> **Work to be completed**
Restate, exactly and without pictures, the lines from the start of the listing below through the line holding "일간(92일) 2021/12/02 ~".

> **Material**
####################

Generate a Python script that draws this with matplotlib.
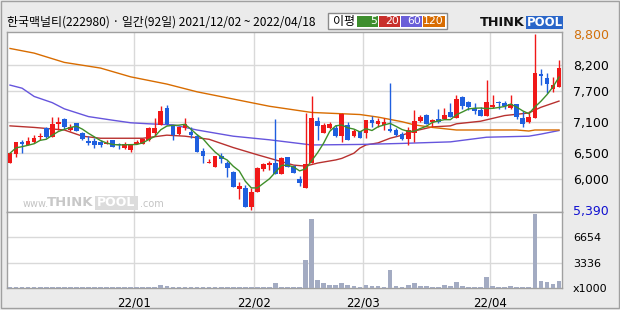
"""Daily candlestick chart with moving averages and volume (ThinkPool style)"""
import numpy as np
import pandas as pd
import matplotlib
matplotlib.use("Agg")
import matplotlib.pyplot as plt
from matplotlib.patches import Rectangle

plt.rcParams['font.family'] = ['DejaVu Sans']
KR = ['Noto Sans CJK KR', 'DejaVu Sans']

title = "한국맥널티(222980) · 일간(92일) 2021/12/02 ~ 2022/04/18"

# OHLC per trading day, 2021/12/02 .. 2022/04/18
opens  = [6300, 6480, 6710, 6650, 6710, 6800, 6980, 6810, 7060, 7150,
          6940, 7070, 6880, 6730, 6730, 6710, 6660, 6750, 6660, 6590,
          6550, 6660, 6660, 6750, 6880, 7040, 7360, 7020, 6860, 6980,
          6910, 6820, 6530, 6300, 6220, 6440, 6310, 6120, 5790, 5820,
          5450, 5740, 6180, 6260, 6300, 6090, 6410, 6240, 5990, 5820,
          6300, 7110, 6890, 6970, 6970, 6830, 7040, 6830, 6920, 6890,
          7130, 7060, 7040, 6960, 6940, 6860, 6760, 6880, 7120, 7230,
          7100, 7150, 7150, 7280, 7170, 7570, 7490, 7370, 7330, 7220,
          7380, 7490, 7470, 7360, 7440, 7170, 7100, 7180, 8020, 7950,
          7730, 7780]
highs  = [6490, 6700, 6750, 6800, 6840, 6880, 7000, 7200, 7190, 7170,
          7050, 7070, 6910, 6820, 6780, 6750, 6750, 6750, 6690, 6700,
          6660, 6750, 6770, 6990, 7170, 7400, 7420, 7040, 7000, 7170,
          6990, 6860, 6590, 6370, 6440, 6500, 6340, 6140, 5940, 5880,
          5810, 6230, 6310, 6330, 7150, 6420, 6420, 6260, 6040, 7260,
          7590, 7200, 7070, 7090, 7040, 7260, 7100, 6950, 6920, 7130,
          7220, 7170, 7180, 7860, 6970, 6910, 7000, 7330, 7240, 7250,
          7150, 7340, 7370, 7460, 7620, 7590, 7510, 7460, 7390, 7910,
          7620, 7500, 7510, 7620, 7440, 7300, 7300, 8800, 8120, 8050,
          7970, 8300]
lows   = [6300, 6420, 6500, 6650, 6690, 6750, 6790, 6810, 6940, 6950,
          6930, 6930, 6750, 6650, 6600, 6620, 6660, 6620, 6570, 6570,
          6520, 6660, 6660, 6730, 6820, 7040, 7040, 6750, 6840, 6940,
          6780, 6520, 6310, 6300, 6220, 6300, 6020, 5830, 5600, 5450,
          5390, 5740, 6150, 6170, 6090, 6090, 6230, 6110, 5860, 5820,
          6300, 6750, 6880, 6960, 6810, 6700, 6750, 6810, 6780, 6780,
          7000, 7000, 6940, 6910, 6820, 6750, 6650, 6700, 7100, 7050,
          7000, 7070, 7150, 7190, 7170, 7350, 7330, 7250, 7210, 7220,
          7360, 7340, 7350, 7350, 7150, 6990, 7070, 7180, 7810, 7660,
          7680, 7770]
closes = [6490, 6700, 6660, 6730, 6790, 6820, 6800, 7050, 7090, 7000,
          7000, 6930, 6760, 6690, 6650, 6650, 6690, 6620, 6640, 6670,
          6660, 6710, 6770, 6970, 6970, 7310, 7060, 6840, 6990, 7050,
          6840, 6520, 6440, 6320, 6440, 6380, 6210, 5840, 5860, 5450,
          5730, 6210, 6280, 6300, 6090, 6390, 6230, 6110, 5920, 6280,
          7180, 7020, 7040, 7050, 6820, 7250, 6750, 6920, 6780, 7130,
          7070, 7110, 7100, 6930, 6840, 6760, 6940, 7110, 7190, 7060,
          7130, 7090, 7230, 7190, 7540, 7400, 7380, 7300, 7210, 7490,
          7420, 7460, 7400, 7440, 7190, 7060, 7190, 8050, 7990, 7830,
          7810, 8140]
# volume in thousands of shares
volumes = [130, 130, 130, 130, 130, 130, 130, 130, 130, 130,
           130, 130, 130, 130, 130, 130, 130, 130, 130, 130,
           130, 130, 130, 130, 130, 400, 265, 130, 130, 130,
           130, 130, 130, 130, 130, 130, 130, 130, 130, 130,
           130, 130, 130, 130, 660, 130, 130, 130, 130, 3720,
           9020, 1060, 660, 400, 400, 660, 400, 265, 133, 400,
           265, 265, 133, 2390, 265, 133, 400, 660, 265, 265,
           133, 133, 400, 265, 800, 265, 133, 133, 133, 1460,
           265, 133, 133, 265, 133, 133, 133, 9690, 930, 800,
           530, 930]

# longer moving averages (day index, value)
ma20_idx = [0, 4, 7, 9, 12, 15, 22, 26, 29, 33, 37, 41, 44, 47, 49, 51, 54,
            55, 57, 58, 59, 61, 63, 65, 67, 70, 73, 74, 78, 82, 86, 88, 91]
ma20_val = [7020, 6990, 6960, 6940, 6820, 6780, 6780, 6840, 6820, 6760, 6600,
            6460, 6360, 6260, 6240, 6300, 6360, 6390, 6490, 6590, 6650, 6690,
            6780, 6840, 6920, 7000, 7020, 7060, 7110, 7220, 7270, 7380, 7500]
ma60_idx = [0, 2, 4, 7, 9, 13, 17, 20, 23, 27, 31, 37, 43, 50, 58, 65, 73,
            79, 86, 88, 91]
ma60_val = [7810, 7750, 7590, 7470, 7350, 7200, 7130, 7080, 7060, 7040, 6940,
            6820, 6750, 6650, 6660, 6680, 6710, 6800, 6820, 6860, 6930]
ma120_idx = [0, 4, 9, 15, 20, 26, 31, 37, 43, 50, 58, 61, 65, 67, 70, 74, 84,
             86, 87, 91]
ma120_val = [8520, 8430, 8250, 8140, 7970, 7830, 7680, 7540, 7400, 7280, 7240,
             7190, 7100, 7040, 6990, 6940, 6940, 6920, 6940, 6940]

month_starts = [21, 41, 59, 80]
month_labels = ["22/01", "22/02", "22/03", "22/04"]
price_ticks = [8800, 8200, 7700, 7100, 6500, 6000, 5390]
price_grid = [8200, 7700, 7100, 6500, 6000]
vol_ticks = [0, 3336, 6654]
vol_labels = ["x1000", "3336", "6654"]
ma_names = ["5", "20", "60", "120"]

UP, DOWN = '#f01818', '#1f5fdf'
MA_COLORS = ['#3f8f2a', '#b8312f', '#6655dd', '#d86c00']
BOX_COLORS = ['#3e8e2e', '#c8302c', '#6a5fd8', '#d86c00']
GRID = '#d9d9d9'
W, H = 620, 310


def fx(x):
    return x / W


def fy(y):
    return 1 - y / H


def add_rect(x0, y0, x1, y1, **kw):
    """Rectangle in pixel coords (top-left origin) on the figure"""
    fig.patches.append(Rectangle((fx(x0), fy(y1)), fx(x1 - x0), (y1 - y0) / H,
                                 transform=fig.transFigure, **kw))


fig = plt.figure(figsize=(6.2, 3.1), dpi=100)
fig.patch.set_facecolor('#ebebeb')

ax = fig.add_axes([fx(7), fy(212), fx(555), 180 / H])
axv = fig.add_axes([fx(7), fy(288), fx(555), 76 / H], sharex=ax)

o, h, l, c = map(np.array, (opens, highs, lows, closes))
x = np.arange(len(c))
up = c >= o
colors = np.where(up, UP, DOWN)

# candles
ax.vlines(x, l, h, colors=colors, lw=1.0, zorder=3)
body_lo = np.minimum(o, c)
body_h = np.maximum(np.abs(c - o), 18)
ax.bar(x, body_h, bottom=body_lo, width=0.78, color=colors, lw=0, zorder=4)

# moving averages
ma5 = pd.Series(c).rolling(5, min_periods=1).mean()
ax.plot(x, ma5, color=MA_COLORS[0], lw=1.0, zorder=5)
ax.plot(ma20_idx, ma20_val, color=MA_COLORS[1], lw=1.0, zorder=2)
ax.plot(ma60_idx, ma60_val, color=MA_COLORS[2], lw=1.0, zorder=2)
ax.plot(ma120_idx, ma120_val, color=MA_COLORS[3], lw=1.0, zorder=2)

for v in price_grid:
    ax.axhline(v, color=GRID, lw=1.0, zorder=0)
for m in month_starts:
    ax.axvline(m - 0.5, color=GRID, lw=1.0, zorder=0)
    axv.axvline(m - 0.5, color=GRID, lw=1.0, zorder=0)

ax.set_xlim(-0.5, len(c) - 0.5)
ax.set_ylim(5351, 8839)
ax.yaxis.tick_right()
ax.set_yticks(price_ticks)
ax.set_yticklabels([f"{v:,}" for v in price_ticks])
ax.tick_params(axis='y', length=0, pad=8, labelsize=9)
ax.tick_params(axis='x', length=0, labelbottom=False)
ax.get_yticklabels()[0].set_color('#d2700a')
ax.get_yticklabels()[-1].set_color('#1010d0')

# volume
axv.bar(x, volumes, width=0.78, color='#a3abc2', lw=0, zorder=3)
for v in vol_ticks[1:]:
    axv.axhline(v, color=GRID, lw=1.0, zorder=0)
axv.set_ylim(0, 9990)
axv.yaxis.tick_right()
axv.set_yticks(vol_ticks)
axv.set_yticklabels(vol_labels)
axv.tick_params(axis='y', length=0, pad=8, labelsize=8)
axv.set_xticks([m - 0.5 for m in month_starts])
axv.set_xticklabels(month_labels)
axv.tick_params(axis='x', length=0, pad=6, labelsize=8.5)

for a in (ax, axv):
    a.set_facecolor('white')
    for s in a.spines.values():
        s.set_color('#a0a0a0')
        s.set_linewidth(1.0)

# watermark inside the price panel
fig.text(fx(23), fy(204), "www.", fontsize=7, color='#c4c4c4', va='center')
fig.text(fx(47), fy(203), "THINK", fontsize=9.5, weight='bold', color='#c8c8c8', va='center')
add_rect(95, 196, 138, 210, facecolor='#dcdcdc', edgecolor='none', zorder=1)
fig.text(fx(116.5), fy(203), "POOL", fontsize=9, weight='bold', color='white',
         ha='center', va='center', zorder=2)
fig.text(fx(140), fy(204), ".com", fontsize=7, color='#c4c4c4', va='center')

# header
fig.text(fx(7), fy(22), title, fontsize=8.6, family=KR, va='center')
add_rect(328, 13, 447, 29, facecolor='white', edgecolor='#8a8a8a', lw=1.0)
fig.text(fx(333), fy(21.5), "이평", fontsize=8.6, family=KR, va='center')
box_x = [357, 379, 401, 423]
box_w = [21, 21, 21, 22]
for bx, bw, col, name in zip(box_x, box_w, BOX_COLORS, ma_names):
    add_rect(bx, 16, bx + bw, 27, facecolor=col, edgecolor='none')
    fig.text(fx(bx + bw - 1), fy(21.5), name, fontsize=7.8, color='white', ha='right', va='center')

fig.text(fx(480), fy(22.5), "THINK", fontsize=9.3, weight='bold', color='#111111', va='center')
add_rect(526, 16, 563, 28.5, facecolor='#2a66c9', edgecolor='none')
fig.text(fx(544.5), fy(22.5), "POOL", fontsize=8.5, weight='bold', color='white',
         ha='center', va='center')

add_rect(1, 1, 619, 308, facecolor='none', edgecolor='#a0a0a0', lw=1.0)

fig.savefig("out.png", dpi=100)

####################

> **Correct answer**
Generate a Python script that draws this with matplotlib.
"""Daily candlestick chart with moving averages and volume (ThinkPool style)"""
import numpy as np
import pandas as pd
import matplotlib
matplotlib.use("Agg")
import matplotlib.pyplot as plt
from matplotlib.patches import Rectangle

plt.rcParams['font.family'] = ['DejaVu Sans']
KR = ['Noto Sans CJK KR', 'DejaVu Sans']

title = "한국맥널티(222980) · 일간(92일) 2021/12/02 ~ 2022/04/18"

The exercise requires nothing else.